Now imagine that you believed that I had the answer to how you would feed that ambition and become successful.

“To become successful,” I’d say, “you must climb to the top of that tree over there.”

So you set off, motivated enough to figure out a way to climb that tree. You try several times, but get nowhere close. You begin questioning your abilities, but grit your teeth and endure the struggle. I watch from afar, clearly seeing that you are ambitious. You and I both know how bad you want this for yourself and for others.

You keep trying, but after hours, you’re still exactly where you started. Soon, you begin doubting that success is even a possibility.

“Am I not good enough?” you’d wonder, “Is this even worth the amount of effort I’m putting in?”

Eventually, you’d give up. Your ambitious spirit would be crushed by the lack of any measurable progress. Sadly, you are resigned to live the rest of your life life believing that you aren’t destined to be successful.

All because you couldn’t climb that tree. All because a fish couldn’t do something that a fish isn’t supposed to be able to do in the first place.

Now, ignore the silly metaphor. Of course fish can’t climb trees, but this illustrates an important point about achieving your greatest desires.

The metric you use to determine if you are on the path to success with your goals is just as important as the action you’re taking each day to reach those goals.

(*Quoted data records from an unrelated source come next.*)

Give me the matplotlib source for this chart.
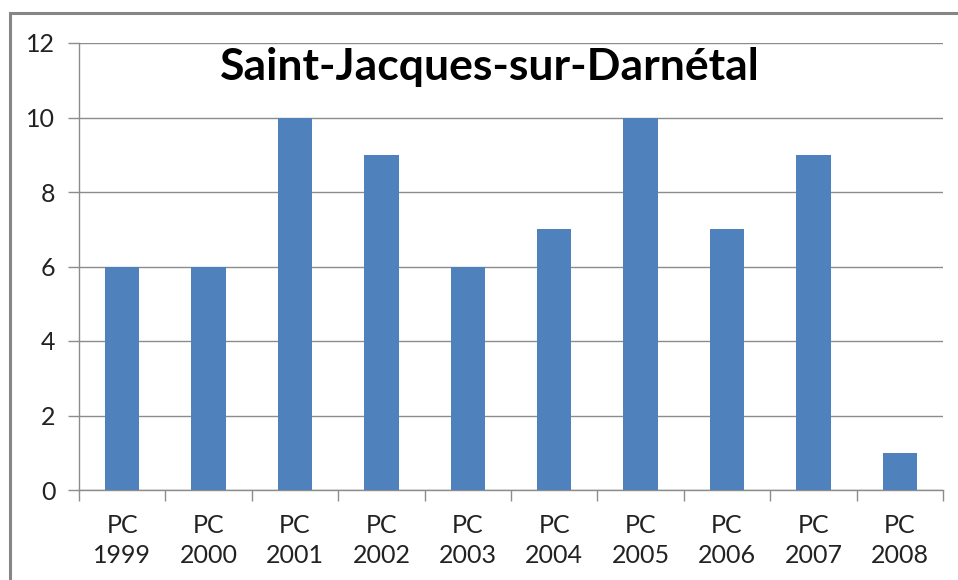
import matplotlib.pyplot as plt
from matplotlib.patches import Rectangle

categories = ["PC\n1999", "PC\n2000", "PC\n2001", "PC\n2002", "PC\n2003",
              "PC\n2004", "PC\n2005", "PC\n2006", "PC\n2007", "PC\n2008"]
values = [6, 6, 10, 9, 6, 7, 10, 7, 9, 1]
y_ticks = [0, 2, 4, 6, 8, 10, 12]

plt.rcParams['font.family'] = ['Lato', 'DejaVu Sans']

fig = plt.figure(figsize=(9.58, 5.8), dpi=100)
W, H = 958, 580

# chart frame (runs off the right and bottom edges)
fig.patches.append(Rectangle((10 / W, -0.1), 1.2, (H - 13) / H + 0.1,
                             transform=fig.transFigure, fill=False,
                             edgecolor='#868686', linewidth=2.2))

ax = fig.add_axes([79 / W, (H - 490) / H, (943 - 79) / W, (490 - 43) / H])

x = list(range(len(values)))
ax.bar(x, values, width=0.4, color='#4F81BD', zorder=3)

ax.set_xlim(-0.5, len(values) - 0.5)
ax.set_ylim(0, 12)
ax.set_yticks(y_ticks)
ax.set_yticklabels([str(v) for v in y_ticks])
ax.yaxis.grid(True, color='#8C8C8C', linewidth=1.0, zorder=0)

ax.set_xticks(x)
ax.set_xticklabels(categories, linespacing=1.4)
ax.set_xticks([i - 0.5 for i in range(len(values) + 1)], minor=True)
ax.tick_params(axis='x', which='major', length=0, pad=17, labelsize=18,
               colors='#222222')
ax.tick_params(axis='x', which='minor', length=8, width=1.0, color='#8C8C8C',
               direction='out')
ax.tick_params(axis='y', length=8, width=1.0, color='#8C8C8C', pad=9,
               labelsize=18, labelcolor='#222222')

for s in ['top', 'right']:
    ax.spines[s].set_visible(False)
for s in ['left', 'bottom']:
    ax.spines[s].set_color('#8C8C8C')
    ax.spines[s].set_linewidth(1.0)

fig.text(490 / W, 1 - 67 / H, "Saint-Jacques-sur-Darnétal", ha='center',
         va='center', fontsize=32, fontweight='bold', color='black')

fig.savefig('out.png', dpi=100)
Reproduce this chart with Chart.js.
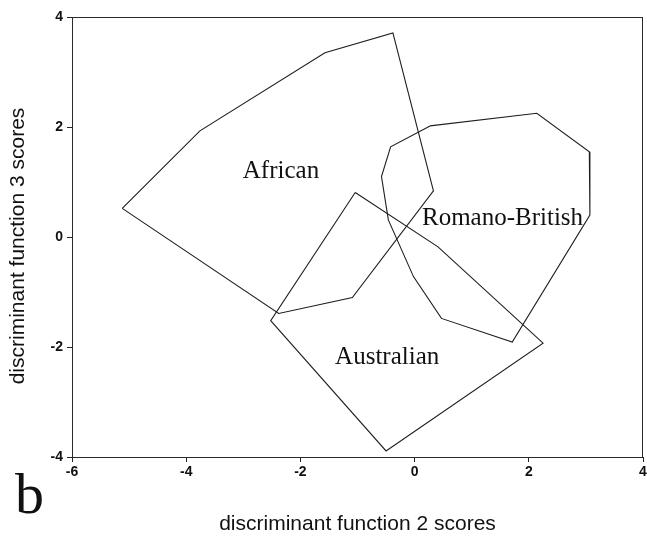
<!DOCTYPE html>
<html>
<head>
<meta charset="utf-8">
<script src="https://cdn.jsdelivr.net/npm/chart.js@4/dist/chart.umd.min.js"></script>
<style>
  html, body { margin: 0; padding: 0; background: #fff; }
  #wrap { width: 647px; height: 538px; }
</style>
</head>
<body>
<div id="wrap"><canvas id="c" width="647" height="538"></canvas></div>
<script>
// Group hulls on discriminant functions 2 (x) and 3 (y)
const africanX = [-5.12, -3.76, -1.57, -0.38, 0.33, -1.09, -2.38];
const africanY = [0.52, 1.93, 3.35, 3.71, 0.84, -1.10, -1.39];

const australianX = [-1.04, 0.41, 2.25, -0.50, -2.52];
const australianY = [0.81, -0.18, -1.93, -3.89, -1.52];

const romanoX = [0.27, 2.14, 3.06, 3.07, 1.71, 0.47, -0.02, -0.46, -0.58, -0.42];
const romanoY = [2.02, 2.25, 1.55, 0.40, -1.91, -1.48, -0.72, 0.31, 1.10, 1.64];

const xTicks = [-6, -4, -2, 0, 2, 4];
const yTicks = [-4, -2, 0, 2, 4];

// Group names and where they sit (data units, text baseline)
const groupNames = ['African', 'Romano-British', 'Australian'];
const groupNameX = [-2.34, 1.54, -0.48];
const groupNameY = [1.07, 0.22, -2.31];

const xTitle = 'discriminant function 2 scores';
const yTitle = 'discriminant function 3 scores';
const panelLetter = 'b';

function closedRing(xs, ys) {
  const pts = xs.map((x, i) => ({ x: x, y: ys[i] }));
  pts.push({ x: xs[0], y: ys[0] });
  return pts;
}

const lineColor = '#1e1e1e';

const hull = (label, xs, ys) => ({
  label: label,
  data: closedRing(xs, ys),
  showLine: true,
  borderColor: lineColor,
  borderWidth: 1.1,
  pointRadius: 0,
  fill: false,
  tension: 0
});

const decorations = {
  id: 'decorations',
  afterDatasetsDraw(chart) {
    const ctx = chart.ctx;
    const a = chart.chartArea;
    const xs = chart.scales.x, ys = chart.scales.y;
    ctx.save();
    // frame
    ctx.strokeStyle = '#2a2a2a';
    ctx.lineWidth = 1;
    ctx.strokeRect(a.left + 0.5, a.top + 0.5, a.right - a.left - 1, a.bottom - a.top);

    // group names
    ctx.fillStyle = '#111';
    ctx.font = '25px "Liberation Serif", "Times New Roman", serif';
    ctx.textAlign = 'center';
    ctx.textBaseline = 'alphabetic';
    groupNames.forEach((n, i) => {
      ctx.fillText(n, xs.getPixelForValue(groupNameX[i]), ys.getPixelForValue(groupNameY[i]));
    });

    // axis titles
    ctx.font = '21px "Liberation Sans", Arial, sans-serif';
    ctx.textBaseline = 'middle';
    ctx.fillText(xTitle, (a.left + a.right) / 2, 524);
    ctx.save();
    ctx.translate(18, 246);
    ctx.rotate(-Math.PI / 2);
    ctx.fillText(yTitle, 0, 0);
    ctx.restore();

    // panel letter
    ctx.font = '58px "Liberation Serif", "Times New Roman", serif';
    ctx.textAlign = 'left';
    ctx.textBaseline = 'alphabetic';
    ctx.fillText(panelLetter, 15, 513);
    ctx.restore();
  }
};

new Chart(document.getElementById('c'), {
  type: 'scatter',
  data: {
    datasets: [
      hull('African', africanX, africanY),
      hull('Australian', australianX, australianY),
      hull('Romano-British', romanoX, romanoY)
    ]
  },
  options: {
    responsive: false,
    animation: false,
    layout: { padding: { left: 0, right: 4, top: 17, bottom: 0 } },
    plugins: { legend: { display: false }, tooltip: { enabled: false } },
    scales: {
      x: {
        type: 'linear',
        min: -6, max: 4,
        afterBuildTicks(s) { s.ticks = xTicks.map(v => ({ value: v })); },
        afterFit(s) { s.height = 81; s.paddingLeft = 0; s.paddingRight = 0; },
        border: { display: false },
        grid: { drawOnChartArea: false, drawTicks: true, tickLength: 5, color: '#222' },
        ticks: {
          padding: 2,
          color: '#111',
          font: { family: '"Liberation Sans", Arial, sans-serif', size: 14, weight: 'bold' },
          maxRotation: 0
        }
      },
      y: {
        type: 'linear',
        min: -4, max: 4,
        afterBuildTicks(s) { s.ticks = yTicks.map(v => ({ value: v })); },
        afterFit(s) { s.width = 72; s.paddingTop = 0; s.paddingBottom = 0; },
        border: { display: false },
        grid: { drawOnChartArea: false, drawTicks: true, tickLength: 5, color: '#222' },
        ticks: {
          padding: 4,
          color: '#111',
          font: { family: '"Liberation Sans", Arial, sans-serif', size: 14, weight: 'bold' }
        }
      }
    }
  },
  plugins: [decorations]
});
</script>
</body>
</html>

No matter the goal, most of us can come up with a shortlist of things that make up the price one must pay to be successful.

To become something that most others aren’t, you must act in a way others don’t.

To have things others don’t, you must be willing to do things others won’t.

The path to success is paved with sacrifice, a willingness to persevere, and an unbreakable mindset.

But standing above all of those attributes, the path to success is paved with consistency. If it isn’t sustainable, it’s not worth your time and energy, because inconsistency is the mother of mediocre results. If you’re only willing to dip your toes in the water, you can’t expect to make a big splash.

One of the keys to making sure your path is sustainable and conducive to consistency is to audit your metric of success.

Your metric of success determines whether or not you’re moving in the right direction. When you go to determine if what you’re doing is working or not, your metric of success takes all of the action you’ve taken and makes it subject to inspection.

All of that time you’ve spent in the gym or office. All of the meal preps, phone calls, and hours spent studying. Each and every bit of personal development, “aha” moment, and bit of evidence to suggest something you’ve intuitively figured out along the journey to that point:

I’m a different person than when I started. I’m more capable than at any point in my life. And best of all, I’m closer to reaching my goal than ever before.

If you’ve applied the right metric, those beliefs will be validated, and you’ll be motivated to continue all of your hard work. But if you’ve applied too narrow of a metric, you’ll begin to question if what you’re doing is worth it.

The more specific your metric is, the more narrow it becomes. Generally speaking, if you set it too high or be too specific, eventually it will become an undesirable target. In all likelihood, you will give up.

Here are some examples of narrow metrics.

  1. 100% proficiency or a “perfect” score.
  2. Not doing it right on the first try.
  3. Forcing yourself to perform at your best at all times, with little room for error.

Think about it: what happens if something unexpected at work happens, and you miss a workout that week? For some, that’s no big deal. But if your metric of success is perfect-or-bust, it’s going to weigh on you more than it needs to.

It isn’t because you didn’t do it right. It’s because your metric of success is telling you that you didn’t do it right.

This is one of the reasons people give up on exercising, eating well, starting a business, or upgrading any area of their life altogether. They set the bar too high and don’t take lifestyle factors and their own desires about what this goal should mean for them that failure becomes imminent.

When failure is apparent, hope disappears. We question our capabilities, and that’s painful. As human beings, we are wired to avoid pain whenever possible. And as a result of our metric, we associate so much pain with the endeavor that we run away from something that could’ve been positive for our lives, and never look back.

So what does a good metric of success or failure look like? There are many variations, but here are two definitions to try on:

Success- the ongoing process of one’s personal striving to become more.

Failure- the act of outright quitting on the path to your goals.

Think about it. With this definition of success, your metric:

  1. Exists inside of your control at all times.
  2. Can easily be referenced as you go throughout your day.
  3. Cannot be easily manipulated or distorted by one situation or another.

And with this definition of failure,

  1. You only fail if you give up completely.
  2. The possibility of getting started again is always one decision away.
  3. Taking a day off or having something unexpected happen won’t derail you from making progress weeks at a time.

Both definitions are broad in nature, set you up to be consistent, and allow you to be a human from time to time.

For example, what if, for the first time in your life, you ate junk food 7 days into your new diet or eating plan?

But what if, for the first time in your life, you also didn’t beat yourself up for it?

What if you acknowledged what you did, realized it was because you didn’t have enough healthy food stored in the fridge from your last meal prep, and then went home and meal prepped with this error in mind so that the same thing wouldn’t happen again next week?

By your definition of success, you have become more than you were before. You’ve achieved a personal best. If you’ve beaten yourself up all your life for not being perfect, the first time you ever don’t do that is a celebration in and of itself.

And because your metric of success allows you to be consistent and see some progress, you’ve taken even more action towards the goal that you’re chasing after.

If you’re struggling to achieve your goals, audit your metrics of success and failure. See if you’ve put yourself in a spot where a fish has to climb a tree to be successful, and if you have, change it.